======== Data to use ========

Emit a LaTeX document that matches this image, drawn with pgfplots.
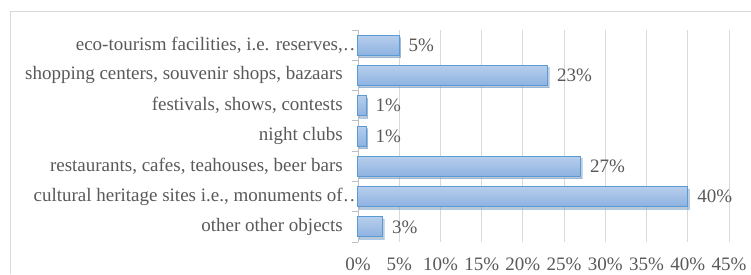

========
======== Data to use ========

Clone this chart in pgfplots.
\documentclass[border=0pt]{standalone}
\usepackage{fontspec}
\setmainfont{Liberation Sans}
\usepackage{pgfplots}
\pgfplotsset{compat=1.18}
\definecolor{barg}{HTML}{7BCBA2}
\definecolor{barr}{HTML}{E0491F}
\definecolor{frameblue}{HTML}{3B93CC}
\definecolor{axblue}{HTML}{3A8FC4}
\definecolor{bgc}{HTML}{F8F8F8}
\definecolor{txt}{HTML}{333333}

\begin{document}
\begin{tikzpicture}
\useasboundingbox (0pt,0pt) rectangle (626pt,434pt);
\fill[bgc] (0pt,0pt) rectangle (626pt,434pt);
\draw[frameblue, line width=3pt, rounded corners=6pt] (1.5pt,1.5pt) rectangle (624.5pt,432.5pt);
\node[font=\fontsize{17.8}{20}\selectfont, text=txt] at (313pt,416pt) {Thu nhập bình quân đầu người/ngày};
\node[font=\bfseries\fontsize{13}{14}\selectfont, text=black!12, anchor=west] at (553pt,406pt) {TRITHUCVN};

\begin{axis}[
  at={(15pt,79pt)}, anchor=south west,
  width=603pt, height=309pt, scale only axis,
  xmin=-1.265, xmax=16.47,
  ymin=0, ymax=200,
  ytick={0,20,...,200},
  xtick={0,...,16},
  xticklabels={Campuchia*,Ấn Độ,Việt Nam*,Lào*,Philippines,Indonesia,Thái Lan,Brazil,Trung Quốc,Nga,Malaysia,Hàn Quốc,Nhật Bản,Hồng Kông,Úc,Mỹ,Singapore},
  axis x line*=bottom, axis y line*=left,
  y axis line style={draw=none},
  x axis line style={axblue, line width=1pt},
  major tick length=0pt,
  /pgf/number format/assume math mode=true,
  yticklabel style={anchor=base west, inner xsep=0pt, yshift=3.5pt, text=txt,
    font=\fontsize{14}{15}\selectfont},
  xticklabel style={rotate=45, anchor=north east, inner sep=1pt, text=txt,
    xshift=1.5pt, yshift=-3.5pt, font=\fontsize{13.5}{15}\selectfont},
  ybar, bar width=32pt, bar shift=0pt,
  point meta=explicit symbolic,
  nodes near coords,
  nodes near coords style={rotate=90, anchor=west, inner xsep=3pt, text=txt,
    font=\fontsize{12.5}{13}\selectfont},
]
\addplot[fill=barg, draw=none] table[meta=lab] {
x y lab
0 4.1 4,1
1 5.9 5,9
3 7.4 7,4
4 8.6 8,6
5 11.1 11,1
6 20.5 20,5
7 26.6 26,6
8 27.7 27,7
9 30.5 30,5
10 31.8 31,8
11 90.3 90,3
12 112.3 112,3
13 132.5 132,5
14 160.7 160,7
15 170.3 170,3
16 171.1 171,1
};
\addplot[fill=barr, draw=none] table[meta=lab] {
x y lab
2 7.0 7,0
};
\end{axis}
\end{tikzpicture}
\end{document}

========

**Written request:** Copy out every line of the listing that includes the string "this".

**Task result:**
Emit a LaTeX document that matches this image, drawn with pgfplots.
Clone this chart in pgfplots.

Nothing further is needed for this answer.